Goal of the exercise -
Give the number of lines in the data that contain "matplotlib", and nothing more.

Dataset content -

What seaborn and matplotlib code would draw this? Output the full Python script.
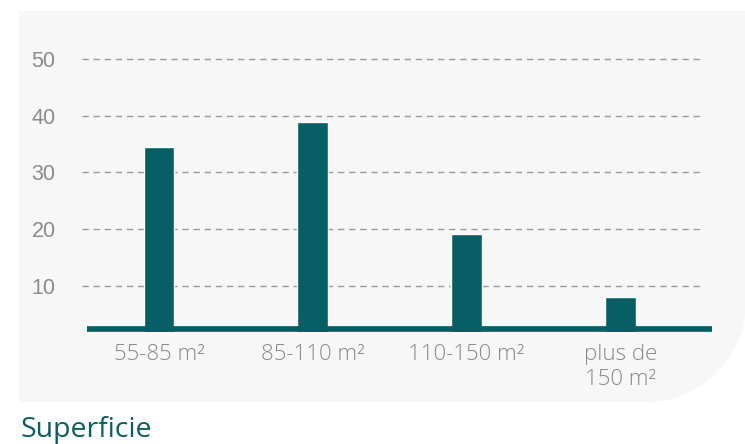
import numpy as np
import matplotlib
matplotlib.use("Agg")
import matplotlib.pyplot as plt
import matplotlib.transforms as mtransforms
from matplotlib.path import Path
from matplotlib.patches import PathPatch
import seaborn as sns

# data
categories = ["55-85 m²", "85-110 m²", "110-150 m²", "plus de\n150 m²"]
values = [34.5, 38.8, 19.1, 8.1]
yticks = [10, 20, 30, 40, 50]

teal = "#075e65"
grey_txt = "#8a8a8a"
panel = "#f7f7f7"

W, H = 745, 444
sns.set_style("white")
plt.rcParams["font.family"] = ["Open Sans", "DejaVu Sans"]

fig = plt.figure(figsize=(W / 100, H / 100), dpi=100)
fig.patch.set_facecolor("white")


def px(x, y):
    return (x / W, 1 - y / H)


# light panel with the big rounded bottom-right corner
cx, cy, r = 646, 302, 100
pts = [px(19, 11), px(770, 11), px(770, cy)]
for a in np.linspace(0, np.pi / 2, 40):
    pts.append(px(cx + r * np.cos(a), cy + r * np.sin(a)))
pts += [px(19, 402), px(19, 11)]
codes = [Path.MOVETO] + [Path.LINETO] * (len(pts) - 2) + [Path.CLOSEPOLY]
fig.patches.append(PathPatch(Path(pts, codes), transform=fig.transFigure,
                             facecolor=panel, edgecolor="none", zorder=-10))

ax = fig.add_axes([82 / W, 1 - 331.7 / H, 630 / W, (331.7 - 53.3) / H])
ax.set_facecolor("none")

sns.barplot(x=categories, y=values, color=teal, saturation=1, width=0.2,
            ax=ax, zorder=3)

ax.set_xlim(-0.5, 3.595)
ax.set_ylim(1.9, 51)

for v in yticks:
    ax.axhline(v, xmin=0, xmax=0.986, color="#9a9a9a", lw=1.0,
               ls=(0, (4.5, 3.5)), zorder=1)
ax.axhline(2.4, xmin=0.008, xmax=1, color=teal, lw=4.1, zorder=4,
           clip_on=False, solid_capstyle="butt")

ax.set_yticks(yticks)
ax.set_yticklabels([str(v) for v in yticks], fontfamily="Liberation Sans",
                   fontsize=15.5, color="#8c8c8c")
off = mtransforms.ScaledTranslation(0, 0.055, fig.dpi_scale_trans)
for lab in ax.get_yticklabels():
    lab.set_transform(lab.get_transform() + off)
ax.tick_params(axis="y", length=0, pad=19)
ax.tick_params(axis="x", length=0, pad=9)
for lab in ax.get_xticklabels():
    lab.set_fontsize(16)
    lab.set_fontweight("light")
    lab.set_color(grey_txt)
    lab.set_linespacing(1.25)

ax.set_xlabel("")
ax.set_ylabel("")
for s in ax.spines.values():
    s.set_visible(False)

fig.text(20 / W, 1 - 437 / H, "Superficie", fontsize=20.5, color=teal,
         fontweight="medium", ha="left", va="baseline")

fig.savefig("out.png", dpi=100, facecolor="white")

Exercise answer -
7